In a thought-provoking article, McLaughlin et al. analyze changing roles for primary-care physicians in terms of their intermediary role between advertisers and patients. Direct-to-consumer advertising is one example of a process called "disintermediation" that is having a direct effect on family physicians and their patients. This paper examines the trends and the actors involved in disintermediation which threatens the traditional patient-physician relationship. It outlines the social forces behind these threats and illustrates the resulting challenges and opportunities. A rationale and strategies are presented to rebuild, maintain and strengthen the patient-physician relationship in an era of growing disintermediation and anticipated advancements in cost-effective office-based information systems. Recognizing that this topic was likely to be controversial in the Canadian context we asked Ruth Wilson of the Department of Family Medicine at Queen's University to comment on this paper. She provides an exceptionally thoughtful analysis of this trend gaining increasing attention south of the border. We would welcome others' comments as well.

In this issue, we are also introducing a new feature - a Case Study Library that will be updated frequently online at: We have created this library to offer readers quick and easy access to best practices and innovations as they happen.
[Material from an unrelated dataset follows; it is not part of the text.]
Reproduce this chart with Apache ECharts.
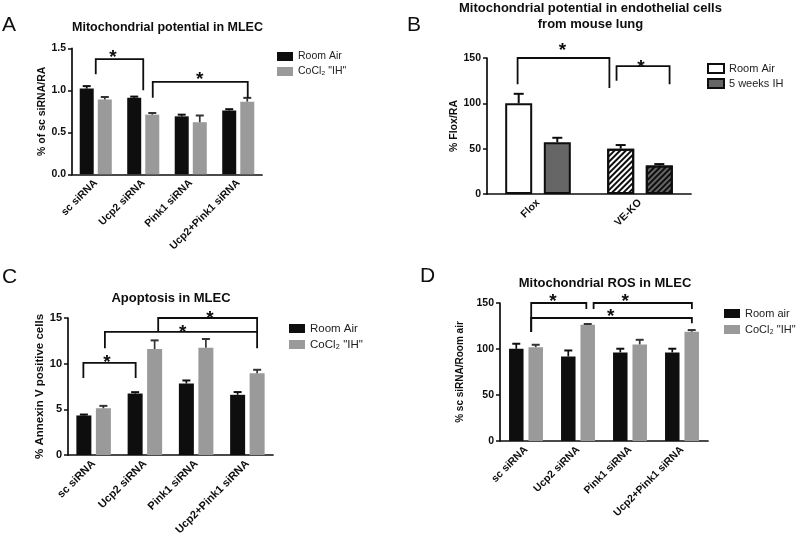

The format is a click away, easy-to-use and practical - so practical that we hope that practitioners and leaders alike will use this library to advance their knowledge and understanding of emerging trends, to share successes and lessons learned and to initiate dialogue within and among teams and organizations.

We also ask you to catch up with other events across the country by reading features from CHSRF on building capacity in applied health services research; CIHR - Re-Inventing the Microscope: The Canadian Light Source (CLS); ICES - The Changing Landscape for COX-2 Inhibitors; a report from CIHI and the Quarterly Index.

As with all other issues of HQ and its growing family of publications we welcome your feedback.